An impressionistic style heightens the sense of the poet feeling his way towards moments in time and space where truth resides. Trwyn Meditations, inspired at a cottage in Snowdonia, is a sequence characterised by words set like jewelled clusters across the page, the space around them a sea of breath. And indeed Ramsay describes this writing as ‘poem-meditations’ – moving as they do like the mind alighting on the sensory awareness of body and landscape.
his body
behind closed eyes
filled
with the light’s strength
pumping through him
Like Rumi, the poet orientates himself towards the heart’s truth, where he can quiet the “mind’s fire”, and learn “how to speak heart”. Beside Loch Awe, Ramsay discovers the remains of an old chapel with its font still intact, which becomes “the place of the heart’s wild baptism” – and, interestingly for work spanning so many years, his trajectory towards rebirth finds its culmination in the book’s closing sequence.
But the journey is cyclical – themes such as love and death resurface again and again, and the poet shares some of his personal struggles, including a section called The Mountain, a symbolic terrain charting the end of a relationship. On the way to this mountain, as “Wanderer now motorised”, Ramsay experiences how his “soul needs to breathe”, but then encounters himself “driving into a mirror | of your impatience and irritation”.
Elsewhere the distant presence of a beloved is invoked for solace and inspiration, and there is an echo of her being in landscapes imbued with the sacred feminine – most strikingly in the Desert Vagina and Cathedral of the Breast poems inspired by features of the Sinai desert. The divine beloved is also sought, and sometimes appears as a ‘Father’ figure, while the poet himself finally adopts the practice of a desert father – stepping outside “the ideology and the tribe” to undertake his own vision quest amidst Sinai’s “precious wadi pearls”.

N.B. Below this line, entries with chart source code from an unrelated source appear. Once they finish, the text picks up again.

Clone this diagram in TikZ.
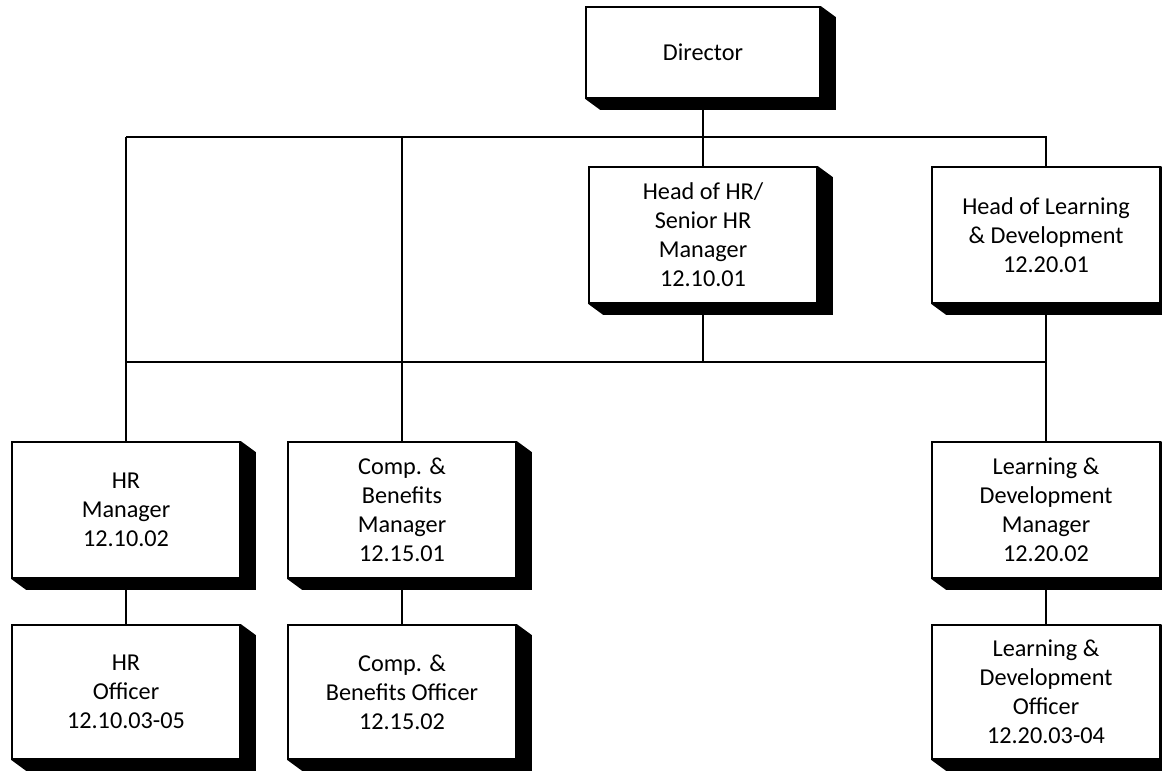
\documentclass[tikz,border=0pt]{standalone}
\usepackage{fontspec}
\setmainfont{Carlito}
\begin{document}
\begin{tikzpicture}[x=0.02cm,y=-0.02cm,
  post/.style={draw,line width=1pt,fill=white,align=center,inner sep=0pt,
    minimum width=4.56cm,minimum height=2.72cm,font=\fontsize{13.8}{16.5}\selectfont},
  link/.style={line width=1pt}]
\useasboundingbox (0,0) rectangle (1162,771);
% posts
\node[post,minimum width=4.68cm,minimum height=1.82cm] (dir) at (703,52.5) {Director};
\node[post] (hohr) at (703,235) {Head of HR/\\Senior HR\\Manager\\12.10.01};
\node[post] (hold) at (1046,235) {Head of Learning\\\& Development\\12.20.01};
\node[post] (hrm) at (126,510) {HR\\Manager\\12.10.02};
\node[post] (cbm) at (402,510) {Comp. \&\\Benefits\\Manager\\12.15.01};
\node[post] (ldm) at (1046,510) {Learning \&\\Development\\Manager\\12.20.02};
\node[post,minimum height=2.68cm] (hro) at (126,692) {HR\\Officer\\12.10.03-05};
\node[post,minimum height=2.68cm] (cbo) at (402,692) {Comp. \&\\Benefits Officer\\12.15.02};
\node[post,minimum height=2.68cm] (ldo) at (1046,692) {Learning \&\\Development\\Officer\\12.20.03-04};
% buses
\coordinate (top) at (0,137);
\coordinate (mid) at (0,362);
\draw[link] (dir) -- (hohr);
\draw[link] (hrm.north |- top) -- (hold.north |- top) -- (hold);
\draw[link] (hrm.north |- top) -- (hrm);
\draw[link] (cbm.north |- top) -- (cbm);
\draw[link] (hrm.north |- mid) -- (ldm.north |- mid);
\draw[link] (hohr) -- (hohr.south |- mid);
\draw[link] (hold) -- (ldm);
\draw[link] (hrm) -- (hro);
\draw[link] (cbm) -- (cbo);
\draw[link] (ldm) -- (ldo);
% shadows
\foreach \n in {dir,hohr,hold,hrm,cbm,ldm,hro,cbo,ldo}
  \fill (\n.north east) -- ++(15,11) -- ([shift={(15,11)}]\n.south east)
    -- ([shift={(15,11)}]\n.south west) -- (\n.south west) -- (\n.south east) -- cycle;
\end{tikzpicture}
\end{document}
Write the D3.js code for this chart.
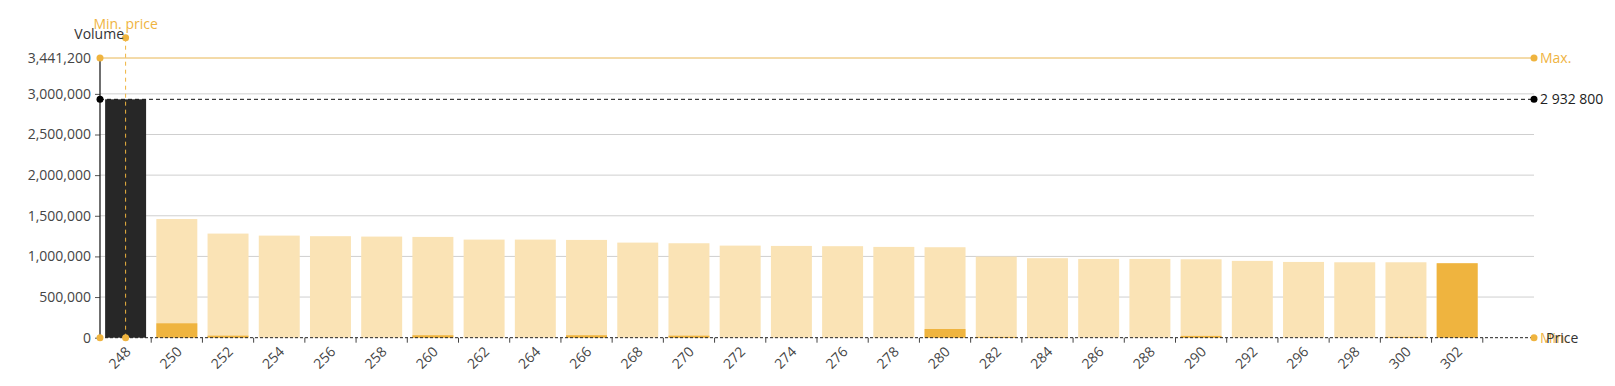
<!DOCTYPE html>
<html>
<head>
<meta charset="utf-8">
<script src="https://cdn.jsdelivr.net/npm/d3@7/dist/d3.min.js"></script>
<style>
  html, body { margin: 0; padding: 0; background: #fff; }
  svg { display: block; font-family: "Open Sans", "Noto Sans", sans-serif; }
</style>
</head>
<body>
<svg id="chart" width="1615" height="386"></svg>
<script>
// ---- data ----
const categories = ["248","250","252","254","256","258","260","262","264","266","268","270","272","274","276","278","280","282","284","286","288","290","292","296","298","300","302"];
const volumes = [2932800,1460000,1281000,1256000,1249000,1244000,1240000,1207000,1207000,1203000,1170000,1162000,1133000,1129000,1126000,1117000,1113000,998000,978000,969000,969000,965000,945000,932000,928000,928000,916000];
const highlighted = [0,177000,25000,0,0,0,30000,0,0,30000,0,25000,0,0,0,0,107000,10000,5000,0,0,22000,0,0,0,10000,916000];
const yTicks = [0,500000,1000000,1500000,2000000,2500000,3000000];
const yMaxValue = 3441200;
const refValue = 2932800;
const minPriceCategory = "248";
const labels = { yTitle: "Volume", xTitle: "Price", minPrice: "Min. price", max: "Max.", min: "Min." };

(function () {
// ---- layout ----
const mLeft = 100, mRight = 1534, mTop = 58, mBottom = 337.7;
const ORANGE = "#EFB43F", LIGHT = "#FAE3B5", DARK = "#272727", LINE_OR = "#E8B652";

const svg = d3.select("#chart");
const xDomain = categories.concat(["__empty__"]);
const x = d3.scaleBand().domain(xDomain).range([mLeft, mRight]).paddingInner(0.2).paddingOuter(0.1);
const y = d3.scaleLinear().domain([0, yMaxValue]).range([mBottom, mTop]);
const step = x.step();
const maxVol = d3.max(volumes);

// gridlines
svg.append("g").selectAll("line").data(yTicks.filter(d => d > 0)).join("line")
  .attr("x1", mLeft).attr("x2", mRight)
  .attr("y1", d => y(d)).attr("y2", d => y(d))
  .attr("stroke", "#cfcfcf").attr("stroke-width", 1);

// bars
const data = categories.map((c, i) => ({ c, v: volumes[i], h: highlighted[i] }));
svg.append("g").selectAll("rect").data(data).join("rect")
  .attr("x", d => x(d.c)).attr("width", x.bandwidth())
  .attr("y", d => y(d.v)).attr("height", d => y(0) - y(d.v))
  .attr("fill", d => d.v === maxVol ? DARK : LIGHT);
svg.append("g").selectAll("rect").data(data.filter(d => d.h > 0 && d.v !== maxVol)).join("rect")
  .attr("x", d => x(d.c)).attr("width", x.bandwidth())
  .attr("y", d => y(d.h)).attr("height", d => y(0) - y(d.h))
  .attr("fill", ORANGE);

// max line
svg.append("line").attr("x1", mLeft).attr("x2", mRight).attr("y1", y(yMaxValue)).attr("y2", y(yMaxValue))
  .attr("stroke", LINE_OR).attr("stroke-width", 1);
// reference line
svg.append("line").attr("x1", mLeft).attr("x2", mRight).attr("y1", y(refValue)).attr("y2", y(refValue))
  .attr("stroke", "#111").attr("stroke-width", 1).attr("stroke-dasharray", "4,3");
// zero line
svg.append("line").attr("x1", mLeft).attr("x2", mRight).attr("y1", y(0)).attr("y2", y(0))
  .attr("stroke", "#222").attr("stroke-width", 1).attr("stroke-dasharray", "3,2");

// min price vertical
const mx = x(minPriceCategory) + x.bandwidth() / 2;
svg.append("line").attr("x1", mx).attr("x2", mx).attr("y1", 37.7).attr("y2", y(0))
  .attr("stroke", ORANGE).attr("stroke-width", 1).attr("stroke-dasharray", "4,4");

// y axis
const yAxis = d3.axisLeft(y).tickValues(yTicks).tickFormat(d3.format(",")).tickSize(5).tickPadding(4);
const gy = svg.append("g").attr("transform", `translate(${mLeft},0)`).call(yAxis);
gy.select(".domain").remove();
gy.selectAll(".tick line").attr("stroke", "#555");
gy.selectAll(".tick text").attr("fill", "#454545").style("font-size", "14px").style("font-family", "Open Sans");
svg.append("line").attr("x1", mLeft).attr("x2", mLeft).attr("y1", y(yMaxValue)).attr("y2", y(0))
  .attr("stroke", "#222").attr("stroke-width", 1.3);
svg.append("text").attr("x", mLeft - 9).attr("y", y(yMaxValue)).attr("dy", "0.35em")
  .attr("text-anchor", "end").attr("fill", "#454545").style("font-size", "14px")
  .text(d3.format(",")(yMaxValue));

// x axis labels
const xAxis = d3.axisBottom(x).tickValues(categories).tickSize(0).tickPadding(0);
const gx = svg.append("g").attr("transform", `translate(0,${mBottom})`).call(xAxis);
gx.select(".domain").remove();
gx.selectAll(".tick text").attr("fill", "#454545").style("font-size", "14px").style("font-family", "Open Sans")
  .attr("text-anchor", "end").attr("dy", 0).attr("y", 0)
  .attr("transform", "translate(6,15) rotate(-45)");
// edge ticks
svg.append("g").selectAll("line").data(categories).join("line")
  .attr("x1", d => x(d) + x.bandwidth() + step * 0.1).attr("x2", d => x(d) + x.bandwidth() + step * 0.1)
  .attr("y1", mBottom).attr("y2", mBottom + 5).attr("stroke", "#444").attr("stroke-width", 1);

// dots
const dots = [
  [mLeft, y(yMaxValue), ORANGE], [mRight, y(yMaxValue), ORANGE],
  [mLeft, y(refValue), "#000"], [mRight, y(refValue), "#000"],
  [mLeft, y(0), ORANGE], [mx, y(0), ORANGE], [mRight, y(0), ORANGE],
  [mx, 37.7, ORANGE]
];
svg.append("g").selectAll("circle").data(dots).join("circle")
  .attr("cx", d => d[0]).attr("cy", d => d[1]).attr("r", 3.5).attr("fill", d => d[2]);

// texts
svg.append("text").attr("x", mRight + 6).attr("y", y(yMaxValue)).attr("dy", "0.35em")
  .attr("fill", ORANGE).style("font-size", "14px").text(labels.max);
svg.append("text").attr("x", mRight + 6).attr("y", y(refValue)).attr("dy", "0.35em")
  .attr("fill", "#222").style("font-size", "14px").text(d3.format(",")(refValue).replace(/,/g, " "));
svg.append("text").attr("x", mRight + 6).attr("y", y(0)).attr("dy", "0.35em")
  .attr("fill", ORANGE).style("font-size", "14px").text(labels.min);
svg.append("text").attr("x", mRight + 12).attr("y", y(0)).attr("dy", "0.35em")
  .attr("fill", "#333").style("font-size", "14px").text(labels.xTitle);
svg.append("text").attr("x", 124).attr("y", 39)
  .attr("text-anchor", "end").attr("fill", "#333").style("font-size", "14px").text(labels.yTitle);
svg.append("text").attr("x", mx).attr("y", 29)
  .attr("text-anchor", "middle").attr("fill", ORANGE).style("font-size", "14px").text(labels.minPrice);
})();
</script>
</body>
</html>
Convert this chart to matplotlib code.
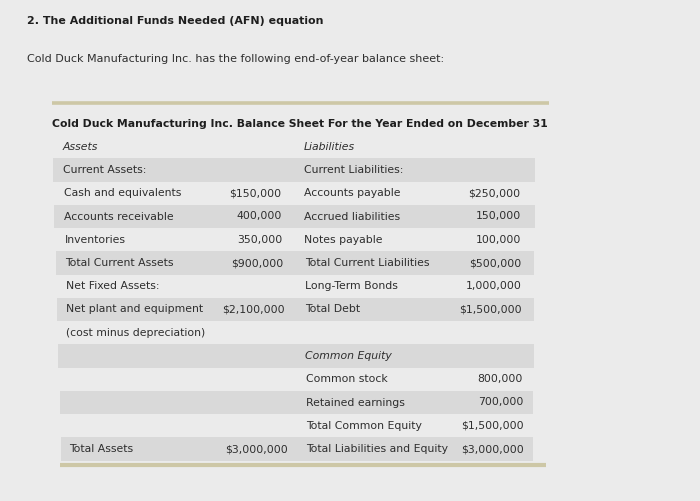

Ultimately the experience of participating in a timeless reality is what this poet seeks. For Ramsay this comes when he moves ‘out of time’, and the sequence set at Culbone Church, high on Exmoor’s edge, maps some of its thousand-year history and reveals “the silence at the depth of your body | reaching like a shelf under your heart”.
In an interview, Bly once said: “When you’re standing near a hollow tree, the poem lies in the resemblance between you and that hollow tree.” This insight resonates beautifully in The Oak, which describes the poet’s encounter with an ancient tree cleft by lightning. Here Ramsay becomes wholly enraptured in a relational process, opening with the ecstatic cry: “Transcendent! Beyond and above everything...”
A rich dialogic exchange unfolds between the man and the tree he describes as “a Samson that has broken his chains”. Again the poet is brought into greater awareness of himself: “How you bring me to my body like a standing sea”. But as the poem closes, we realise that the quest is never-ending: “And I walk round, and I walk round, and there is no ending only the beginning of your truth.”